Subjectivism and Bayesian Induction
Bruno de Finetti (1906–1985) is the founder of modern subjectivism in probability and induction. Subjectivism in probability identifies probability with strength of belief.
Bruno de Finetti announced that “PROBABILITY DOES NOT EXIST!” in the beginning paragraphs of his Theory of Probability. By this he meant to deny the existence of objective probability and to insist that probability be understood as a set of constraints on partial belief.
In particular, strength of belief is taken to be expressed in betting odds: If you will put up p dollars (where, for example, p = 0.25) to receive one dollar if the event A occurs and nothing (forfeiting the p dollars) if A does not occur, then your strength of belief in A is p.
Bayesian Induction
The central question of induction is, de Finetti says, “if a prediction of frequency can be, in a certain sense, confirmed or refuted by experience. … [O]ur explanation of inductive reasoning is nothing else, at bottom than the knowledge of … the probability of En + 1 evaluated when the result A of [trials] E1, …, En is known”.
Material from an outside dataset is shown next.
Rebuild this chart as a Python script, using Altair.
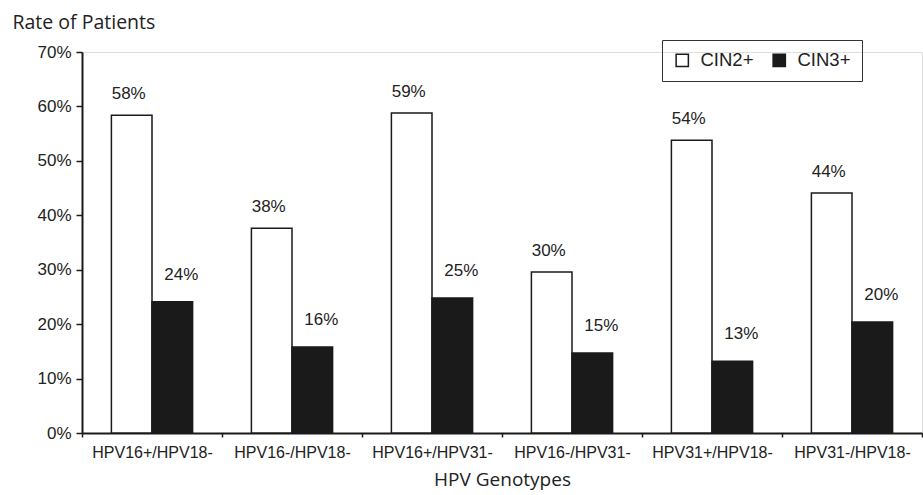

[T]he probability of En+1 evaluated when one comes to know the result A of [trials] E1, …, En is not an element of an essentially novel nature (justifying the introduction of a new term, like “statistical” or “a posteriori” probability.) This probability is not independent of the “a priori probability” and does not replace it; it flows in fact from the same a priori judgment, by subtracting, so to speak, the components of doubt associated with the trials whose results have been obtained.
Conclusion
Induction has been and continues to be a much debated issue in Philosophy.
In this course, we will take a very pragmatic approach to induction, judging its validity using sophisticated testing approaches.
We will not return to the questions raised by the various philosophers mentioned here, although, if interested, feel free to follow up on the source on which this introduction was based.